There 37 members of Marshall University’s Thundering Herd football team, eight coaches, 25 boosters, four crew members and an employee with the plane’s charter company perished.

Those numbers were read over and over by television news anchors for days afterward. But to Best, now Lawrence County’s 911 director, those statistics weren’t impersonal numbers. They were his friends. He saw them every day on campus and on the playing field.

“It was my sophomore year and I was an equipment manager,” he said. “I knew those guys. The people, the trainers, they were close friends of mine. They were wonderful. Everybody was friends. Everybody worked together. It was a great team.

“When you were in practice, everybody, the coaches, seemed to work as a unit. Everybody was fabulous.”

Best went immediately to Guillickson Hall, off Third Avenue, to be with the Marshall family.

“I went over there. I don’t know why,” he said. “People were going up and down the hall. The trophy cases were in Guillickson. Ex-players were there. Everybody was talking to each other. Everybody was in disbelief.

“We were there for quite a while. Some administration had come in. Some guys from the training department.”

In the days that followed was a barrage of funerals, many of which Best went to, to mourn with the family of his friends.

“The days after everybody was grief-stricken,” he said. “They were very, very somber. At that point, everybody was just at a loss. Nobody knew what was happening next. You had people come up who wanted to play the last ball game. Past players came back. Everybody wanted to be a part of it.

“That was something nobody thought would happen.
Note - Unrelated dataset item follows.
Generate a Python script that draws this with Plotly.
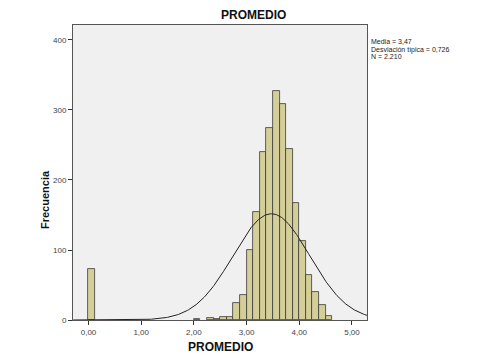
import numpy as np
import plotly.graph_objects as go

# Histogram data (bin left edges, width 0.125)
bin_left = [0.0, 2.0, 2.25, 2.375, 2.5, 2.625, 2.75, 2.875, 3.0, 3.125, 3.25, 3.375,
            3.5, 3.625, 3.75, 3.875, 4.0, 4.125, 4.25, 4.375, 4.5]
counts = [73, 1, 3, 2, 4, 5, 25, 36, 100, 154, 240, 274,
          327, 309, 244, 167, 113, 65, 40, 22, 6]
bin_width = 0.125

mean_val = 3.47
sd_val = 0.726
n_val = 2210

x_tick_vals = [0, 1, 2, 3, 4, 5]
x_tick_text = ["0,00", "1,00", "2,00", "3,00", "4,00", "5,00"]
y_tick_vals = [0, 100, 200, 300, 400]
stats_lines = ["Media = 3,47", "Desviación típica = 0,726", "N = 2.210"]

centers = [b + bin_width / 2 for b in bin_left]

xs = np.linspace(-0.29, 5.29, 400)
ys = n_val * bin_width / (sd_val * np.sqrt(2 * np.pi)) * np.exp(-0.5 * ((xs - mean_val) / sd_val) ** 2)

fig = go.Figure()
fig.add_trace(go.Bar(x=centers, y=counts, width=bin_width,
                     marker=dict(color="#d4cf98", line=dict(color="#3a3a3a", width=0.8)),
                     showlegend=False))
fig.add_trace(go.Scatter(x=xs, y=ys, mode="lines",
                         line=dict(color="#222222", width=1), showlegend=False))

font_family = "Liberation Sans, Arial, sans-serif"
# page has an 8px body margin: plot area target x 73..367, y 25..320
L, R, T, B = 65, 115, 17, 42
W, H = 474, 354
plot_h = H - T - B

annotations = [
    dict(text="<b>PROMEDIO</b>", xref="paper", yref="paper",
         x=(253 - 73) / 294, y=1, yshift=10, showarrow=False,
         xanchor="center", yanchor="middle",
         font=dict(size=12, color="#111111", family=font_family)),
    dict(text="<b>PROMEDIO</b>", xref="paper", yref="paper",
         x=0.5, y=0, yshift=-27, showarrow=False,
         xanchor="center", yanchor="middle",
         font=dict(size=12, color="#111111", family=font_family)),
    dict(text="<b>Frecuencia</b>", xref="paper", yref="paper",
         x=0, xshift=-28, y=(320 - 200) / plot_h, showarrow=False, textangle=-90,
         xanchor="center", yanchor="middle",
         font=dict(size=11, color="#111111", family=font_family)),
]
for i, line in enumerate(stats_lines):
    yc = 42 + 7.5 * i
    annotations.append(dict(text=line, xref="paper", yref="paper", x=1, xshift=2,
                            y=(320 - yc) / plot_h, showarrow=False,
                            xanchor="left", yanchor="middle", align="left",
                            font=dict(size=7, color="#222222", family=font_family)))

fig.update_layout(
    width=W, height=H,
    margin=dict(l=L, r=R, t=T, b=B),
    paper_bgcolor="white",
    plot_bgcolor="#f0f0f0",
    bargap=0,
    font=dict(family=font_family, color="#333333", size=8),
    xaxis=dict(range=[-0.294, 5.285], tickvals=x_tick_vals, ticktext=x_tick_text,
               showgrid=False, zeroline=False, showline=True, mirror=True,
               linecolor="#555555", linewidth=1, ticks="outside", ticklen=4,
               tickcolor="#333333", tickfont=dict(size=8, color="#444444")),
    yaxis=dict(range=[0, 421.4], tickvals=y_tick_vals,
               showgrid=False, zeroline=False, showline=True, mirror=True,
               linecolor="#555555", linewidth=1, ticks="outside", ticklen=4,
               tickcolor="#333333", tickfont=dict(size=8, color="#444444")),
    annotations=annotations,
)

fig.write_html("out.html")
You never think you won’t go back Monday morning and it wouldn’t be the same. But it wasn’t.”

Grief slowly healed, but no one over the past four decades hit by the tragedy has ever forgotten. For years Best wore a silver friendship chain around his neck that one of the players had given him.

“I wore it for many, many years,” he said.

Sometime today Best will make his annual pilgrimage out to Spring Hill Cemetery in Huntington to spend a few quiet moments in front of the obelisk built as a memorial to those who died. On the front of the monument are carved six names of those on the flight, six names of those whose bodies couldn’t be identified.

“They have come a long way from there,” Best said about MU’s athletic program. “They have built such a good program. But we will never forget.”